I can see how that man I took vows with has become my best friend. How those hard times we struggled to make it through, where we loved each other but probably didn't like each other so much at times, how they helped pull us together and wound our hearts together so tightly. I can see that because we made it through that junk we are now bonded together so much more and so much better. And because I didn't give up on Rob and Rob didn't give up on Rebekah, we have a friendship, a companionship that survives other rough times and makes them not seem so bad.

I can see how all those times when we could barely pay the rent or worried how we'd keep a roof over our heads led to me TRULY appreciating buying a home in a way that I wouldn't have if I hadn't ever had those worries. This place we live is so much more precious to me than it would have been otherwise, and crazy as it sounds I am so thankful that it took so long and so much to get here because I am really, really grateful to God for a home.

The same with food- because I have gone without, I am so much more thankful for having food on the table. Not a day goes by that I don't open the pantry or frig and see food there and think, "Thank you God that we have food in the house to eat."

And now, because I have known a minor degree of helplessness and having to depend on others through an illness/injury, I have a new appreciation for being able to do for myself and I look forward to being able to cook again, prepare my own plate, and do all the things that I took for granted before.

And what seemed like the "year-from-you-know-where" last year has taught me a lot, and I actually am thankful for that. I think I am turning out to be a better teacher for that year, and I'm finding out that even in my hardest time as a teacher I still helped some kids somehow-that one is totally on God. And for that I am more humbled and thankful than I could ever say. It's really a moment of awareness when you realize that even when you are brought down a notch or two or a lot by your critics, God can still use you- that God doesn't listen to the critics. And that God used me at all in the midst of all that hurt, betrayal, and anger I felt last year, that God could use me to reach some hearts in some bruised children... well I am honored to have been there. And yes, I know after all my hurts and venting I did last year, I am actually thankful that I got to be the teacher that was there. I thought I had failed, and that thought drove me crazy last year, but I am finding out this year that maybe, just maybe I didn't fail Him or them. And for that realization I am very thankful.

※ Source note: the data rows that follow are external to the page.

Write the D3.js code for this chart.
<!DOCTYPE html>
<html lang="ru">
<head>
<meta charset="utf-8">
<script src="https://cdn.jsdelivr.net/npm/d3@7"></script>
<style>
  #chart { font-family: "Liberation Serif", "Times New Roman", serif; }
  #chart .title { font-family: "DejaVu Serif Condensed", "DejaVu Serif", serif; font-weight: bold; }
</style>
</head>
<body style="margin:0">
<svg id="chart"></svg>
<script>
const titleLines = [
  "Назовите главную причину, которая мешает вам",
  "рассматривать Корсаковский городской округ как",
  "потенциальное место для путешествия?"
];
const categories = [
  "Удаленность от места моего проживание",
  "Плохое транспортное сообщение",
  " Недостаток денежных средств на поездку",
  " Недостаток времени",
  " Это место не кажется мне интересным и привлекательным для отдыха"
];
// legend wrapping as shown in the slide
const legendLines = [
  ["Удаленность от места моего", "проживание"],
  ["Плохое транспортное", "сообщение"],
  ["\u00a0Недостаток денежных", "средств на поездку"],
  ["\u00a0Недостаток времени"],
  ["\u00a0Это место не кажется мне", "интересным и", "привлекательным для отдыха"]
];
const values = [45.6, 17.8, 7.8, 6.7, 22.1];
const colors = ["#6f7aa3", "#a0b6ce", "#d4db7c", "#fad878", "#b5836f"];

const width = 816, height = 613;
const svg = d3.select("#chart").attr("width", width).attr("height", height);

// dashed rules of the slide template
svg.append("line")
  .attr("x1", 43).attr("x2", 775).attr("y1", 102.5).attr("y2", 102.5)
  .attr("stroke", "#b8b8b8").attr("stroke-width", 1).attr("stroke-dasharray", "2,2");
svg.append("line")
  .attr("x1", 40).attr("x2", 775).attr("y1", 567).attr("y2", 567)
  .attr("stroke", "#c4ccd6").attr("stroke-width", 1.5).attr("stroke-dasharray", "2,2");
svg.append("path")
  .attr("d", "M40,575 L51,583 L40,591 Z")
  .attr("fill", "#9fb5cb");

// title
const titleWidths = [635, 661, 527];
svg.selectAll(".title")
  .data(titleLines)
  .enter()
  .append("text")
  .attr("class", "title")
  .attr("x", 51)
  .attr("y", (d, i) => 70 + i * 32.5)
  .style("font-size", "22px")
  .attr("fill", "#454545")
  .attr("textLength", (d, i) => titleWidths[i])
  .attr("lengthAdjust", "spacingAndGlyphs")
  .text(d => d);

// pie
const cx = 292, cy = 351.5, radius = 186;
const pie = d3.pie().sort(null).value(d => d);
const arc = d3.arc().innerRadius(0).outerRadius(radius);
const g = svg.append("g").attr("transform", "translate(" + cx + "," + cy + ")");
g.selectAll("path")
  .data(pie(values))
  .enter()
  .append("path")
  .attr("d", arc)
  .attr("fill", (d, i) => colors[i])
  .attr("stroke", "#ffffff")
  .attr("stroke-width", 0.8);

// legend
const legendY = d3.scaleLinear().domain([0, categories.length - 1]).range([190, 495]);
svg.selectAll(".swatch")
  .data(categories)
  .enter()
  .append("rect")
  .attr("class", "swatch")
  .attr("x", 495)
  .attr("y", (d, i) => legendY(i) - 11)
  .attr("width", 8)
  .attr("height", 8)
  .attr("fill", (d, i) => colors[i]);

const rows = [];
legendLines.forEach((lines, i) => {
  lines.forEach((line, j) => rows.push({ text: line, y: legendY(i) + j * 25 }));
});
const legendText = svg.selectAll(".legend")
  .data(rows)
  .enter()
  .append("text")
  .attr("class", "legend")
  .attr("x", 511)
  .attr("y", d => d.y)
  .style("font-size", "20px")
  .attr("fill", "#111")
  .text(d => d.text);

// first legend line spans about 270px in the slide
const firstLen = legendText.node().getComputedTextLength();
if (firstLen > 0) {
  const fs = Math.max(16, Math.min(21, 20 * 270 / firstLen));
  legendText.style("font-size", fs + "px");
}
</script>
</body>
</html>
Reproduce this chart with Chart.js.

There are so many other things I could say I'm thankful for, but the material things really don't matter. I'm thankful for the loved ones I have, for God opening up the lines of communication this year with a couple of my cousins that I have dearly missed & that they loved me enough to come out here to spend time with me and mine- what a gift- they will never know how much that means to me. I'm thankful for time with my family, for His provision and care, for being able to be a part of so many children's lives over the years, for the love I get to give every weekday (and for the love He sends back my way through the smiles and hugs of some pretty neat children). I'm thankful that even though 1,000 miles separate me from my "home" family, we still have each other and remain close. I'm thankful that this year my sister and her husband have a little bundle of love named, Zoe Nicole Rose, to share Thanksgiving with. I'm thankful that Momma still has Pop with her this year and that he has her too.

So this Thanksgiving, though I may not be able to cook the meal as I'm limited to crutches still, I am going to take time to say thank you to Him for helping me to see the really, true blessings in life and for helping me to grow up some more, for helping me to have a heart of thanks in a time when I could have not.

Happy Thanksgiving to you and yours. I hope He shines down some extra love, laughter, and joy to you wherever you are!